Some have called death a homecoming, others a debt collected, others still a door with nothing at all behind it, which is its own kind of answer, bleak as it is. None of these descriptions can be verified, and it is worth noticing that we do not demand verification of death the way we demand it of everything else. A man will refuse to believe a rumor about his neighbor without three independent sources, yet he will build an entire cosmology on the strength of a feeling he had once, in a quiet room, about what waits for him after. Death is perhaps the only subject on which humanity has agreed to suspend its usual standards of evidence, because the alternative, admitting that no one knows anything at all, is more than most are willing to carry.

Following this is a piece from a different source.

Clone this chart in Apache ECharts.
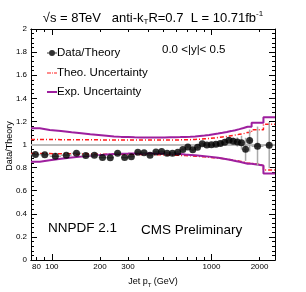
<!DOCTYPE html>
<html><head><meta charset="utf-8">
<script src="https://cdn.jsdelivr.net/npm/echarts@6/dist/echarts.min.js"></script>
<style>html,body{margin:0;padding:0;background:#fff}#c{width:306px;height:292px}</style>
</head><body><div id="c"></div>
<script>
// ---- data ----
const binEdges = [74,84,97,114,133,153,174,196,220,245,272,300,330,362,395,430,468,507,548,592,638,686,737,790,846,905,967,1032,1101,1172,1248,1327,1410,1497,1588,1684,1784,2116,2500];
const ratio = [0.913,0.912,0.898,0.908,0.924,0.905,0.906,0.888,0.886,0.924,
  0.887,0.895,0.933,0.929,0.908,0.935,0.940,0.925,0.925,0.933,
  0.957,0.979,0.955,0.976,1.006,0.996,0.998,1.002,1.008,1.020,
  1.037,1.028,1.022,1.016,0.958,1.034,0.985,0.994];
const ratioErr = [0.004,0.004,0.004,0.004,0.004,0.004,0.004,0.005,0.005,0.005,
  0.005,0.005,0.006,0.006,0.006,0.007,0.007,0.008,0.008,0.009,
  0.010,0.011,0.012,0.013,0.014,0.016,0.018,0.020,0.022,0.025,
  0.028,0.032,0.040,0.060,0.100,0.095,0.170,0.200];
const expUp = [1.140,1.126,1.117,1.106,1.097,1.088,1.082,1.076,1.070,1.066,
  1.064,1.062,1.061,1.060,1.060,1.060,1.061,1.062,1.063,1.064,
  1.065,1.067,1.070,1.074,1.078,1.083,1.089,1.095,1.101,1.108,
  1.116,1.124,1.133,1.143,1.154,1.154,1.189,1.235];
const expDown = [0.851,0.863,0.876,0.887,0.895,0.902,0.908,0.913,0.917,0.919,
  0.921,0.922,0.923,0.923,0.923,0.923,0.922,0.921,0.919,0.917,
  0.913,0.910,0.907,0.903,0.899,0.895,0.890,0.885,0.879,0.873,
  0.866,0.858,0.850,0.842,0.834,0.834,0.818,0.750];
const theoUp = [1.044,1.043,1.042,1.042,1.041,1.041,1.040,1.040,1.040,1.040,
  1.040,1.040,1.040,1.040,1.040,1.040,1.040,1.040,1.040,1.040,
  1.041,1.042,1.044,1.046,1.049,1.052,1.056,1.060,1.065,1.070,
  1.076,1.082,1.088,1.094,1.104,1.104,1.128,1.176];
const theoDown = [0.922,0.921,0.920,0.919,0.918,0.917,0.916,0.916,0.915,0.915,
  0.914,0.914,0.913,0.913,0.912,0.911,0.910,0.909,0.908,0.906,
  0.904,0.902,0.899,0.896,0.893,0.890,0.886,0.882,0.878,0.873,
  0.868,0.862,0.856,0.850,0.837,0.837,0.823,0.779];
const xLabelValues = [80,100,200,300,1000,2000];
const xMajorTicks = [100,1000];
const xMinorTicks = [80,90,200,300,400,500,600,700,800,900,2000];
const xMin = 74, xMax = 2500, yMin = 0, yMax = 2, yStep = 0.2;

// ---- build ----
const FONT = 'Liberation Sans';
const PURPLE = '#9e1f9e', RED = '#ff1a1a', GREY = '#aaaaaa';
function stepData(vals){
  const d = vals.map((v,i)=>[binEdges[i], v]);
  d.push([binEdges[binEdges.length-1], vals[vals.length-1]]);
  return d;
}
const points = ratio.map((v,i)=>[Math.sqrt(binEdges[i]*binEdges[i+1]), v, ratioErr[i], binEdges[i], binEdges[i+1]]);

function xAx(pos, ticks, len, labels){
  return {type:'log', logBase:10, min:xMin, max:xMax, position:pos, gridIndex:0,
    axisLine:{show:true, onZero:false, lineStyle:{color:'#000', width:1}},
    axisTick:{show:true, inside:true, length:len, customValues:ticks, lineStyle:{color:'#000'}},
    minorTick:{show:false}, splitLine:{show:false},
    axisLabel: labels ? {show:true, customValues:xLabelValues, formatter:function(v){return String(v);},
      fontSize:8, fontFamily:FONT, color:'#000', margin:3} : {show:false},
    name: labels ? '{a|Jet p}{s|T}{a| (GeV)}' : '',
    nameLocation:'middle', nameGap:16,
    nameTextStyle:{rich:{a:{fontSize:9, fontFamily:FONT, color:'#000', lineHeight:12},
                         s:{fontSize:6, fontFamily:FONT, color:'#000', lineHeight:6, verticalAlign:'bottom'}}}
  };
}
function yAx(pos, labels){
  return {type:'value', min:yMin, max:yMax, interval:yStep, position:pos,
    axisLine:{show:true, lineStyle:{color:'#000', width:1}},
    axisTick:{show:true, inside:true, length:6, lineStyle:{color:'#000'}},
    minorTick:{show:true, splitNumber:5, length:3, lineStyle:{color:'#000'}},
    splitLine:{show:false},
    axisLabel: labels ? {show:true, fontSize:8, fontFamily:FONT, color:'#000', margin:4} : {show:false}
  };
}
const legText = {fontSize:11.5, fontFamily:FONT, color:'#000', padding:[0,0,0,-5]};

const chart = echarts.init(document.getElementById('c'), null, {renderer:'canvas'});
chart.setOption({
  animation:false,
  backgroundColor:'#fff',
  grid:{left:31, right:31, top:29, bottom:32, containLabel:false, outerBoundsMode:'none'},
  xAxis:[xAx('bottom', xMajorTicks, 6, true), xAx('bottom', xMinorTicks, 3, false),
         xAx('top', xMajorTicks, 6, false), xAx('top', xMinorTicks, 3, false)],
  yAxis:[yAx('left', true), yAx('right', false)],
  legend:[
    {data:['Data/Theory'], left:47, top:47, orient:'vertical', padding:0, itemWidth:10, itemHeight:6,
     icon:'path://M0 2.6L10 2.6L10 3.4L0 3.4Z M8 3A3 3 0 1 1 2 3A3 3 0 1 1 8 3Z',
     textStyle:legText, selectedMode:false},
    {data:['Theo. Uncertainty'], left:47, top:67, orient:'vertical', padding:0, itemWidth:10, itemHeight:1.5,
     icon:'path://M0 0H4V1H0Z M5 0H6V1H5Z M7 0H10V1H7Z', itemStyle:{color:RED},
     textStyle:legText, selectedMode:false},
    {data:['Exp. Uncertainty'], left:47, top:86, orient:'vertical', padding:0, itemWidth:10, itemHeight:2,
     icon:'rect', itemStyle:{color:PURPLE},
     textStyle:legText, selectedMode:false}
  ],
  graphic:[
    {type:'text', left:'center', top:10, z:10,
     style:{text:'{a|\u221As = 8TeV   anti-k}{s|T}{a|R=0.7  L = 10.71fb}{p|-1}',
       rich:{a:{fontSize:13, fontFamily:FONT, fill:'#000', lineHeight:16},
             s:{fontSize:8, fontFamily:FONT, fill:'#000', lineHeight:8, verticalAlign:'bottom'},
             p:{fontSize:8, fontFamily:FONT, fill:'#000', lineHeight:8, verticalAlign:'top'}}}},
    {type:'text', x:10, y:146, rotation:Math.PI/2, z:10,
     style:{text:'Data/Theory', fontSize:9, fontFamily:FONT, fill:'#000', align:'center', verticalAlign:'middle'}},
    {type:'text', left:162, top:44, z:10, style:{text:'0.0 <|y|< 0.5', fontSize:11.5, fontFamily:FONT, fill:'#000'}},
    {type:'text', left:48, top:221, z:10, style:{text:'NNPDF 2.1', fontSize:13.5, fontFamily:FONT, fill:'#000'}},
    {type:'text', left:141, top:223, z:10, style:{text:'CMS Preliminary', fontSize:13.5, fontFamily:FONT, fill:'#000'}}
  ],
  series:[
    {type:'line', name:'unity', data:[], markLine:{silent:true, symbol:'none', label:{show:false},
      lineStyle:{color:'#bbbbbb', width:2, type:'solid'}, data:[{yAxis:1}]}, z:1},
    {type:'line', name:'Theo. Uncertainty', data:stepData(theoUp), step:'end', symbol:'none',
      lineStyle:{color:RED, width:1.5, type:[4,2,1,2]}, itemStyle:{color:RED}, z:3},
    {type:'line', name:'Theo. Uncertainty', data:stepData(theoDown), step:'end', symbol:'none',
      lineStyle:{color:RED, width:1.5, type:[4,2,1,2]}, itemStyle:{color:RED}, z:3},
    {type:'line', name:'Exp. Uncertainty', data:stepData(expUp), step:'end', symbol:'none',
      lineStyle:{color:PURPLE, width:2}, itemStyle:{color:PURPLE}, z:4},
    {type:'line', name:'Exp. Uncertainty', data:stepData(expDown), step:'end', symbol:'none',
      lineStyle:{color:PURPLE, width:2}, itemStyle:{color:PURPLE}, z:4},
    {type:'custom', name:'errors', data:points, z:5,
      renderItem:function(params, api){
        const x = api.value(0), y = api.value(1), e = api.value(2), lo = api.value(3), hi = api.value(4);
        const c = api.coord([x,y]), t = api.coord([x,y+e]), b = api.coord([x,y-e]);
        const l = api.coord([lo,y]), r = api.coord([hi,y]);
        return {type:'group', children:[
          {type:'line', shape:{x1:c[0], y1:t[1], x2:c[0], y2:b[1]}, style:{stroke:GREY, lineWidth:1.5}},
          {type:'line', shape:{x1:l[0], y1:c[1], x2:r[0], y2:c[1]}, style:{stroke:GREY, lineWidth:1.5}}
        ]};
      }},
    {type:'scatter', name:'Data/Theory', data:points.map(p=>[p[0],p[1]]), symbol:'circle', symbolSize:7,
      itemStyle:{color:'#000'}, z:6}
  ]
});
</script></body></html>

Perhaps this is why the living fear death less for what it is than for what it withholds: the argument, unfinished; the sentence, unpunctuated by choice; the last word, spoken by someone else. We do not fear the silence so much as we fear being silenced, the authorship of our own ending taken out of our hands and given over to something that keeps no appointments and offers no explanations. And so every account of death ever given by the living has been, in the end, a story about life instead, dressed in darker clothes and sent out to frighten children and philosophers alike, both of whom, if they are honest, remain equally unconvinced. We do not describe the country. We only describe, again and again, how badly we do not want to leave the one we are standing in.